Hi, general query - I’m on a team considering moving from a graph edge-in-SQL db to a real graphdb, and I think a lot of us here are in the fraud space. Are there shared best practices when designing a graph db to combat fraud? (ie interested in things like what others have posted - how many users on a shared device, which users are connected to devices connected to X bad user, etc). We can do a lot of those things on our sql-based db, but hoping to do them more efficiently and more powerfully using dgraph…

Thanks for any thoughts, right now we are just at the start of design process so overall best practices/pitfalls super helpful.

Hey Gvelez,

I don’t think other people would share that. Perhaps for security reasons.

It would be nice to have things like that to make available to the community. I’ve thought about creating something myself, but I don’t have any experience in the field of fraud detection.

It would be good coming from someone in the market, who lives the problems day by day to share experiences. There are models out there on the internet about this. That if applied the same logic in Dgraph works, but needs “transport” to Dgraph way. Any GraphDB can perform any kind of activity that all other GraphDBs can do. Unless it has a completely different paradigm.
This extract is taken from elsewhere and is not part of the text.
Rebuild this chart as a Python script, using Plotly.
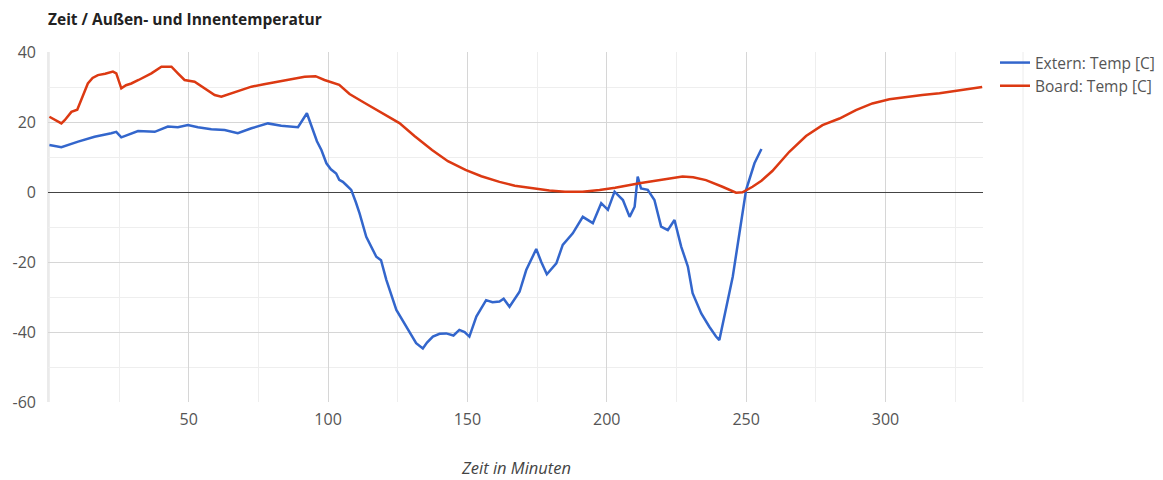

In general, it is a matter of identifying patterns, having a solid data model, and making adjustments. And GraphDBs are the best way to see patterns.

Today Dgraph has GraphQL, so using the Subscription model I believe that some tasks related to fraud detection could use this. To have a “live” response.

Cheers.

There are folks using Dgraph for fraud detection and identity systems.

The main idea is that you can identify the same users as connected to (or not) related nodes in the graph. You can identify these users or devices by some ID and can start to understand the relationships via queries in Dgraph. Like you wrote, you can use queries to figure out which users connected to certain devices and furthermore what other things did those users/devices access.

Grapl uses Dgraph for their platform for intrusion detection. While not necessarily the same as fraud detection, I imagine there are similarities that may be interesting for you.

2 Likes

Hey, author of Grapl here. Fraud and abuse use cases were some of the inspiration for Grapl, which is more focused on detecting malware.

In an event based detection system you’re often looking at single events in isolation. To build signature this leads to focusing on very specific properties of the events. This is problematic for a number of reasons - it lacks context (higher FP rate) and tends to focus on more attacker controlled behavior (easier to bypass).

Graphs give a more behavioral view of your data. You can see how your events connect together, the relationships between the entities that the events refer to, etc. This gives much more context to your detection logic, decreasing false positives, and allows you to avoid hyper specific properties, giving more resilience to your logic.

I’m not sure if you have any investigation use cases, but this is another area where graphs truly shine. You can trivially pull in context by just expanding the graph outwards, which is an incredible capability.

I’m not an expert in fraud and abuse by any means, and I’m not sure if you’re referring to financial fraud or some other type, so I’ll avoid making specific detection recommendations, but there are quite a few papers on applying graph analytics to the space.

6 Likes

Thanks - this is helpful! We have some experience with a sort of large homegrown solution that has been effective for us, so just wanting to compare to what people are doing out there in more standard ways. Will def take a look at grapl!

2 Likes